Now when I use the above code to multiply two tensors as below:

n = 2;
A = tf.random.normal([n, n], 0, 1, dtype=tf.float64)
B = tf.random.normal([n, n], 0, 1, dtype=tf.float64)
D = strassen_tf(A, B)

the code stuck at the last statement.

Thanks in advance!

First, I would 100% advise against using recursion in a tf.function. I don’t think tf.function will play well with recursion. tf.function needs to know the entire graph at compile-time and so it will (I think) trace through the recursion until it has a complete graph. With large matrices this will result in REALLY big graphs that are difficult to compile. You should opt for tf control-flow instead e.g. tf.scan, tf.while_loop, etc.

Second, if you add some debug prints and inspect the rank, you’ll see the rank always remains 2. Notice your comment for your base case says the base case is a 1 x 1 matrix, which tf.rank will always evaluate to 2. I think instead what you’re looking for is tf.size(x) == 1 OR tf.linalg.matrix_rank(x) == 1. tf.rank returns the number of dimensions in the Tensor, whereas tf.linalg.matrix_rank returns the rank in the sense you are trying to use it. Changing that and commenting out the tf.function decorators evaluates the function correctly. If you want to use tf.function, try to rework the recursion to use native TensorFlow control-flow.

1 Like

Thanks a lot, @Sean_Moriarity for the detailed reply. My mistake about the rank. Although I have two questions.

  1. As I understand tf.function uses Graphs (operations+tensors) for function’s computations. Now If I don’t use tf.function, how is the graph generated.
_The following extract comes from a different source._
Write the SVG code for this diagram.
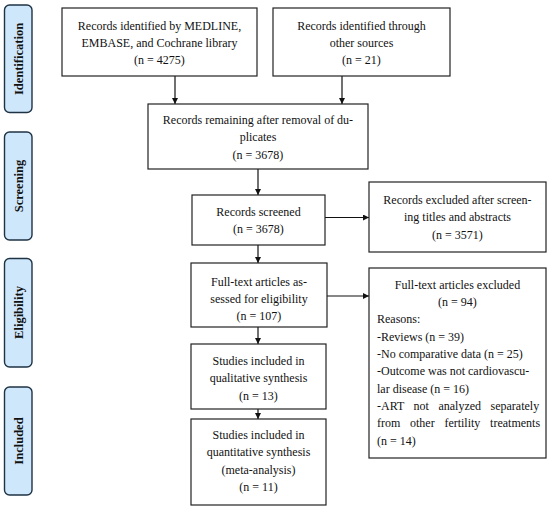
<svg xmlns="http://www.w3.org/2000/svg" width="550" height="507" viewBox="0 0 550 507">
<style>
.box{fill:#fff;stroke:#222;stroke-width:1.2}
.side{fill:#cfe7fb;stroke:#1e3344;stroke-width:1.4}
.t{font-family:'Liberation Serif','DejaVu Serif',serif;font-size:12px;fill:#111}
.c{text-anchor:middle}
.s{font-family:'Liberation Serif','DejaVu Serif',serif;font-size:12.5px;font-weight:bold;fill:#111;text-anchor:middle}
.ln{stroke:#111;stroke-width:1.2;fill:none}
</style>
<defs>
<marker id="ah" viewBox="0 0 10 10" refX="10" refY="5" markerWidth="6" markerHeight="6" markerUnits="userSpaceOnUse" orient="auto">
<path d="M0,0 L10,5 L0,10 z" fill="#111"/>
</marker>
</defs>
<g id="side-identification">
<rect class="side" x="4.5" y="5" width="27.5" height="107.5" rx="5"/>
<text class="s" transform="translate(22.5,59) rotate(-90)">Identification</text>
</g>
<g id="side-screening">
<rect class="side" x="4.5" y="132" width="27.5" height="108" rx="5"/>
<text class="s" transform="translate(22.5,186) rotate(-90)">Screening</text>
</g>
<g id="side-eligibility">
<rect class="side" x="4.5" y="258.5" width="27.5" height="108.5" rx="5"/>
<text class="s" transform="translate(22.5,312.5) rotate(-90)">Eligibility</text>
</g>
<g id="side-included">
<rect class="side" x="4.5" y="387" width="27.5" height="108" rx="5"/>
<text class="s" transform="translate(22.5,441) rotate(-90)">Included</text>
</g>
<g id="connectors">
<line class="ln" x1="175" y1="76" x2="175" y2="104" marker-end="url(#ah)"/>
<line class="ln" x1="342" y1="76" x2="342" y2="104" marker-end="url(#ah)"/>
<line class="ln" x1="258" y1="169" x2="258" y2="195" marker-end="url(#ah)"/>
<line class="ln" x1="325" y1="217.5" x2="369" y2="217.5" marker-end="url(#ah)"/>
<line class="ln" x1="258" y1="245" x2="258" y2="263" marker-end="url(#ah)"/>
<line class="ln" x1="327" y1="296" x2="369" y2="296" marker-end="url(#ah)"/>
<line class="ln" x1="258" y1="327" x2="258" y2="344" marker-end="url(#ah)"/>
<line class="ln" x1="258" y1="409" x2="258" y2="419" marker-end="url(#ah)"/>
</g>
<g id="box-databases">
<rect class="box" x="62" y="8" width="195" height="68"/>
<text class="t c" x="159.5" y="29.5">Records identified by MEDLINE,</text>
<text class="t c" x="159.5" y="46.5">EMBASE, and Cochrane library</text>
<text class="t c" x="159.5" y="64">(n = 4275)</text>
</g>
<g id="box-other">
<rect class="box" x="273" y="8" width="177" height="68"/>
<text class="t c" x="361.5" y="29.5">Records identified through</text>
<text class="t c" x="361.5" y="46.5">other sources</text>
<text class="t c" x="361.5" y="64">(n = 21)</text>
</g>
<g id="box-duplicates">
<rect class="box" x="148" y="104" width="220" height="65"/>
<text class="t c" x="258" y="124">Records remaining after removal of du-</text>
<text class="t c" x="258" y="141">plicates</text>
<text class="t c" x="258" y="158.5">(n = 3678)</text>
</g>
<g id="box-screened">
<rect class="box" x="192" y="195" width="133" height="50"/>
<text class="t c" x="258.5" y="215.5">Records screened</text>
<text class="t c" x="258.5" y="232.5">(n = 3678)</text>
</g>
<g id="box-excluded-screening">
<rect class="box" x="369" y="182" width="177" height="70"/>
<text class="t c" x="457.5" y="203.5">Records excluded after screen-</text>
<text class="t c" x="457.5" y="221">ing titles and abstracts</text>
<text class="t c" x="457.5" y="238.5">(n = 3571)</text>
</g>
<g id="box-fulltext">
<rect class="box" x="191" y="263" width="136" height="64"/>
<text class="t c" x="259" y="285.5">Full-text articles as-</text>
<text class="t c" x="259" y="302.5">sessed for eligibility</text>
<text class="t c" x="259" y="319.5">(n = 107)</text>
</g>
<g id="box-excluded-fulltext">
<rect class="box" x="369" y="268" width="177" height="190"/>
<text class="t c" x="457.5" y="288.5">Full-text articles excluded</text>
<text class="t c" x="457.5" y="306">(n = 94)</text>
<text class="t" x="377" y="323">Reasons:</text>
<text class="t" x="377" y="340.5">-Reviews (n = 39)</text>
<text class="t" x="377" y="358">-No comparative data (n = 25)</text>
<text class="t" x="377" y="375">-Outcome was not cardiovascu-</text>
<text class="t" x="377" y="392.5">lar disease (n = 16)</text>
<text class="t" x="377" y="410" style="word-spacing:6.5px">-ART not analyzed separately</text>
<text class="t" x="377" y="427" style="word-spacing:6.7px">from other fertility treatments</text>
<text class="t" x="377" y="444.5">(n = 14)</text>
</g>
<g id="box-qualitative">
<rect class="box" x="191" y="344" width="135" height="65"/>
<text class="t c" x="258.5" y="365">Studies included in</text>
<text class="t c" x="258.5" y="382">qualitative synthesis</text>
<text class="t c" x="258.5" y="399.5">(n = 13)</text>
</g>
<g id="box-quantitative">
<rect class="box" x="191" y="419" width="135" height="86"/>
<text class="t c" x="258.5" y="439">Studies included in</text>
<text class="t c" x="258.5" y="456">quantitative synthesis</text>
<text class="t c" x="258.5" y="473.5">(meta-analysis)</text>
<text class="t c" x="258.5" y="491">(n = 11)</text>
</g>
</svg>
And if it is not generated, how does the code run faster because internally graphs optimize by pipelining parallel operations together. (This is my understanding. I may be wrong). Do tf.scan and tf.while_loop also create Graphs.

  2. The code is running fine by removing decorators i.e. eagerly. How can I run the code non-eagerly or using graphs?
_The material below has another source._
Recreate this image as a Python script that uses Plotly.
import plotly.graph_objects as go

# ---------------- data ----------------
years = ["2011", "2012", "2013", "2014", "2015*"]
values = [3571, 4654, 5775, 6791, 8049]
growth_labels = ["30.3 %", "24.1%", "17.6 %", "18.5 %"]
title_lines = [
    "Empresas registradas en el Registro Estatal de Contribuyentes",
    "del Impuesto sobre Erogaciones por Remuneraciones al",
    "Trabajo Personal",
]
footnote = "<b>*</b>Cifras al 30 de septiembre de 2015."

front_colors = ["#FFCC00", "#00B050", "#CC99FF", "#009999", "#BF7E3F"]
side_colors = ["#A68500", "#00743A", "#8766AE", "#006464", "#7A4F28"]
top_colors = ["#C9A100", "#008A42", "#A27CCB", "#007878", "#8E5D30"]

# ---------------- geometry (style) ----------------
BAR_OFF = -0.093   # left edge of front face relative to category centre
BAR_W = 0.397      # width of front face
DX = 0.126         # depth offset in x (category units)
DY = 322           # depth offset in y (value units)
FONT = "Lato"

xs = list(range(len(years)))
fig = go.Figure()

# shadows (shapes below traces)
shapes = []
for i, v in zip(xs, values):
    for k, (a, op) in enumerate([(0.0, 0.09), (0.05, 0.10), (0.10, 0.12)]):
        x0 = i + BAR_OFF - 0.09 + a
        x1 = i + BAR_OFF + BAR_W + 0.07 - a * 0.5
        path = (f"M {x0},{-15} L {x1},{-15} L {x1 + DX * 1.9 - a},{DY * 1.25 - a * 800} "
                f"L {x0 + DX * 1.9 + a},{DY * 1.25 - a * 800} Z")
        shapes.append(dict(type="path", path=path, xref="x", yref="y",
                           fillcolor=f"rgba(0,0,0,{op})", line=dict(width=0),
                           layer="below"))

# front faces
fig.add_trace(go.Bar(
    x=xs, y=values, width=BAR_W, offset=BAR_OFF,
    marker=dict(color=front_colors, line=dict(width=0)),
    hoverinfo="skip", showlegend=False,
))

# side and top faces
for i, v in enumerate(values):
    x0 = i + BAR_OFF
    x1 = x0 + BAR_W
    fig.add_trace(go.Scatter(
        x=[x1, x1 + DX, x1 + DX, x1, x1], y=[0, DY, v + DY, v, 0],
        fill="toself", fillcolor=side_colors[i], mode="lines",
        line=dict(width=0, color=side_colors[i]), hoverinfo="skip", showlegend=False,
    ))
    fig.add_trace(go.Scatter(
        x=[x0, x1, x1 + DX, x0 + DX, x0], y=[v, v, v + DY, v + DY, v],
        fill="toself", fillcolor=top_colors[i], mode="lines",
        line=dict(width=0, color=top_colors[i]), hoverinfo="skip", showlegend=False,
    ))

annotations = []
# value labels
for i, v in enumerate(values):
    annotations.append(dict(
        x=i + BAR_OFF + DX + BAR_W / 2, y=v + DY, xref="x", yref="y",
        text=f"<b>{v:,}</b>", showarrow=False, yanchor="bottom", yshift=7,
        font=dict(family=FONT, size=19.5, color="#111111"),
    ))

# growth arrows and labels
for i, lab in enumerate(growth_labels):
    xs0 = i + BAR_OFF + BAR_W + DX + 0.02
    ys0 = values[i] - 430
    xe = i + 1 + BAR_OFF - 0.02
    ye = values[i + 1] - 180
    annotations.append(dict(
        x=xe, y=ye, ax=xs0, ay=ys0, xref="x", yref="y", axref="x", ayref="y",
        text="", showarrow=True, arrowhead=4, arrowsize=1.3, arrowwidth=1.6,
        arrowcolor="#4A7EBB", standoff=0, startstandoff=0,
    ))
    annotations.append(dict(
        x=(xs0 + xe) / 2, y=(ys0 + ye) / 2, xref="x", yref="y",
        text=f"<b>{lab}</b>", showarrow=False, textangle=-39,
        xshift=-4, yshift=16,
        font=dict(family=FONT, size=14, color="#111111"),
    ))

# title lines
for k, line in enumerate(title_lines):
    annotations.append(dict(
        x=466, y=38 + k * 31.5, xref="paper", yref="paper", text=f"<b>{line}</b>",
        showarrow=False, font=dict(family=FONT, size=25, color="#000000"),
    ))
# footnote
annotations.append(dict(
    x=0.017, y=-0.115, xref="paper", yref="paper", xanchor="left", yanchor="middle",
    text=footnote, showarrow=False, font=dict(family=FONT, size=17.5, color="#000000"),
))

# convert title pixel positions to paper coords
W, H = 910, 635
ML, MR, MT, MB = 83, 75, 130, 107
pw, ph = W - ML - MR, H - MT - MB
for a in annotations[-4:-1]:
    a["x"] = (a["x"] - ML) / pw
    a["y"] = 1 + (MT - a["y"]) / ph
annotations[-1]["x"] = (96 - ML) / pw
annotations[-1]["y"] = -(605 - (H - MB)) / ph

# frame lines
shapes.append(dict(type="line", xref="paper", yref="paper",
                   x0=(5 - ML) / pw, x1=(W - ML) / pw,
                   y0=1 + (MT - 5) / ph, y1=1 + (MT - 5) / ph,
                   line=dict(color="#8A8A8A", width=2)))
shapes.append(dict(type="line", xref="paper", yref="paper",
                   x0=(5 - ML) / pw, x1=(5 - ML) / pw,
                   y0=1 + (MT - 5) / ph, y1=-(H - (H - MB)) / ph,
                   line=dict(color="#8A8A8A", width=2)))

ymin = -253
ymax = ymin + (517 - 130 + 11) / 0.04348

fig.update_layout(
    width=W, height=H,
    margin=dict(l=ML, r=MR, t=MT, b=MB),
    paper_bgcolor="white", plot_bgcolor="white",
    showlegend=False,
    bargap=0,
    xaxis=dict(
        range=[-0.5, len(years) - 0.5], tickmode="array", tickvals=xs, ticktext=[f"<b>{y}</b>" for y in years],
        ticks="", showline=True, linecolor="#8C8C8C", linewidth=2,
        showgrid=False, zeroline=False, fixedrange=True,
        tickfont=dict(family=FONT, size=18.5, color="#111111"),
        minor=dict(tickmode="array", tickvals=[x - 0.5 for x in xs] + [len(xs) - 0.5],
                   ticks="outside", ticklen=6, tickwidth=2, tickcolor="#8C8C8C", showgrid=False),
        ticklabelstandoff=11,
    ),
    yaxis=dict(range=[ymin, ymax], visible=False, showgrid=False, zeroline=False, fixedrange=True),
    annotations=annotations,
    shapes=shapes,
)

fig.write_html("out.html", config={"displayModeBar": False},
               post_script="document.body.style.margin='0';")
Yes recursion is not supported. We had already a ticket on this specific aspect of your issue:

1 Like

You are correct tf.function builds a graph, tf.scan and tf.while_loop are native TensorFlow operations that will be included in the graph so you can use them within tf.function. Here’s an internal discussion on TF control flow: Inside TensorFlow: Control Flow - YouTube

1 Like

Okay. Got it. That means the implementations of a recursive linear algorithm like Strassen’s and other matrix inversion technique have to wait until its release.

Thanks @Bhack for the pointer.